Fennel is the dried, ripe fruit of the perennial Foeniculum vulgare. Tall and hardy, this plant has finely divided, feathery green foliage and golden yellow flowers. Oval seeds form in clusters after the flowers have died and are harvested when they harden.

Photo by Laurie Passini


Fennel seeds are an important ingredient in seasoning blends of the Mediterranean, Italy, China, and Scandinavia. Fennel seeds may be roasted prior to incorporation into seasoning blends to intensify their flavor. Fennel is used in curry blends, Chinese five spice, mirepoix, and herbes de Provence. Fennel is also used to flavor fish, sausages, baked goods, and liqueurs.


Fennel was once native only to the Mediterranean region, but now most fennel is grown in India, China, Egypt, and Turkey.


Ancient peoples believed fennel seed was particularly helpful in eyesight. It was also thought to increase strength. In ancient Greece, it was considered a symbol of success.
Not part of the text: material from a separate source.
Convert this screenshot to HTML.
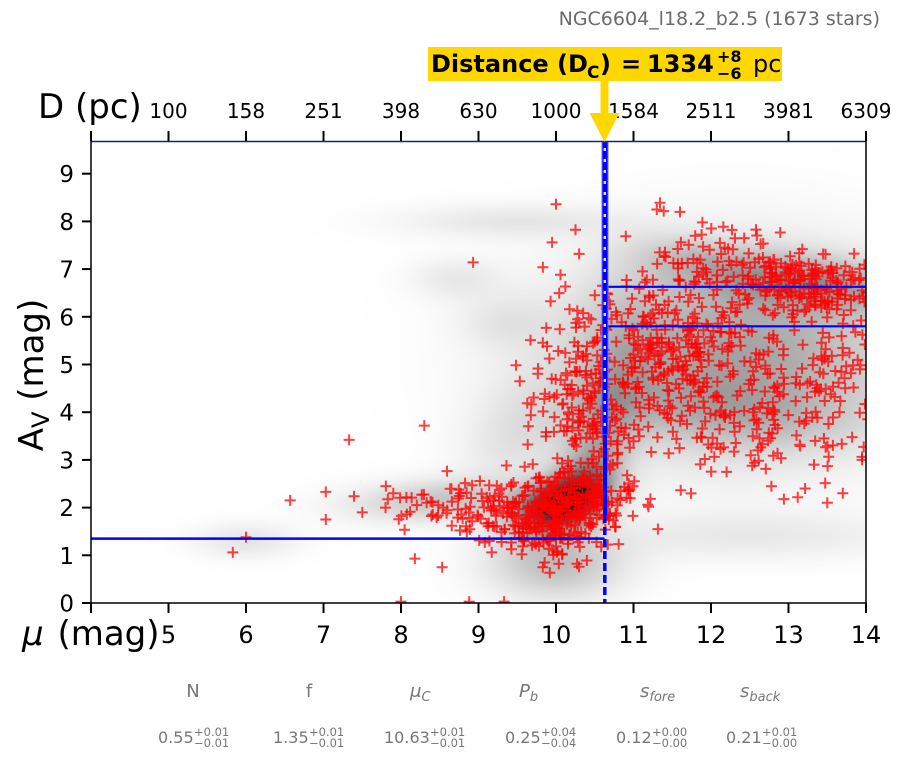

In more recent history, the Puritans referred to fennel as the "meeting seed" as it was a favorite practice to chew the seeds during meetings. Today, fennel seed is widely used in India as an after-dinner breath freshener and also to help in digestion.


Yellowish to greenish brown

Flavor & Aroma

Anise-like, slight licorice flavor

Sensory Profile

Fennel is generally described as having a sweet aromatic flavor and aroma that is similar to anise (licorice-like) but less intense. It has a slight menthol undertone with musty/green flavor notes.